First Presbyterian Church, Newry Street, Rathfriland, Newry, Co Down, BT34 5PZ
- WRENN ID
- unlit-ledge-spring
- Grade
- Record Only
- Local Planning Authority
- Armagh City, Banbridge and Craigavon
- Country
- Northern Ireland
- Date first listed
- 22 September 1981
- Source
- NI Environment Agency listing
Description
First Presbyterian Church, Rathfriland
A mid-18th-century church stands on the north side of Newry Street, aligned parallel to the street with a church hall to its right. The building is rectangular in plan with a gallery.
The roof is hipped with natural slate and lead ridges. Slightly advanced eaves support half-round cast-iron rainwater goods. The walls are lined, rendered and painted, with boxed V-channelled quoins in alternating pairs set on a moulded base course.
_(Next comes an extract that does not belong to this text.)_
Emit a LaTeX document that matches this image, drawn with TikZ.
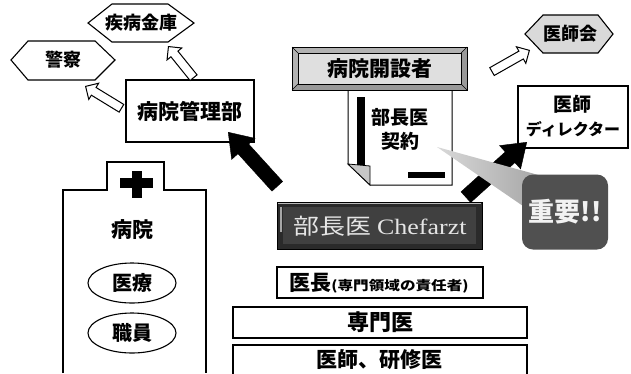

The south-facing front elevation has four windows to each of its two floors, grouped towards the centre. All windows are semicircular-headed with modern stained timber frames containing modern 20th-century leaded and coloured glass. Windows have painted granite cills and painted moulded stucco architraves. Those on the upper floor align with those below but are diminished in height. Ground level falls to the left.
The right (east) gable is abutted by a lower two-storey entrance porch with a hipped natural slate roof at its east end and cast-iron rainwater goods. The porch's south cheek has blocked stucco quoins to the right on a moulded base. The main entrance, positioned at the left, comprises a pair of modern painted timber doors, each with four raised and fielded panels. Above the entrance is a slate plaque with painted moulded stucco architrave, inscribed: "Congregation erected AD 1662 / Meeting House built AD 1679 / Revd Alex Gordon Minister / Succeeded by / Revd Robert Gordon AD 1711 / Meeting house rebuilt AD 1775 / Revd Samuel Barber Minister / Ceiled and improved AD 1834 / Revd John White Minister". Centred on the wall to the right of this plaque is a semicircular window with modern stained timber frame and coloured glazing. The right (east) cheek of the porch has a large rectangular window opening to the centre, with painted cill and three vertical panels in modern chamfered stained timber frames. Each panel contains coloured and leaded glass, with the central panel depicting a burning bush. A modern flue pipe rises towards the right end of this elevation. The rear (north) elevation of the porch is similar to the front, except the doors at right are glazed and the semicircular window above centre is plainly glazed. A second modern four-panelled stained timber door stands at the left.
The rear (north) elevation of the main block is identical to the front elevation but without architraves. The windows retain original timber sash boxes, but modern leaded lights with security glazing have been inserted. Ground level falls to the right.
The left (west) gable of the main church contains two semicircular-headed windows with painted cills (no architraves) at high level. Both contain 19th-century stained glass windows.
The churchyard is small to the front and much larger to the rear. The front is enclosed by a smooth granite-coped plastered and painted wall carrying modern metal railings (alternating wavy and straight pattern) and gates.
Set to the right (east) is a 19th-century church hall, a single-storey structure with pitched natural slate roof and cement-rendered painted walls. It has been much modernised and extended during the 1990s to the street front. A plaque on the left (west) wall reads "Erected 1894 Extended 1997".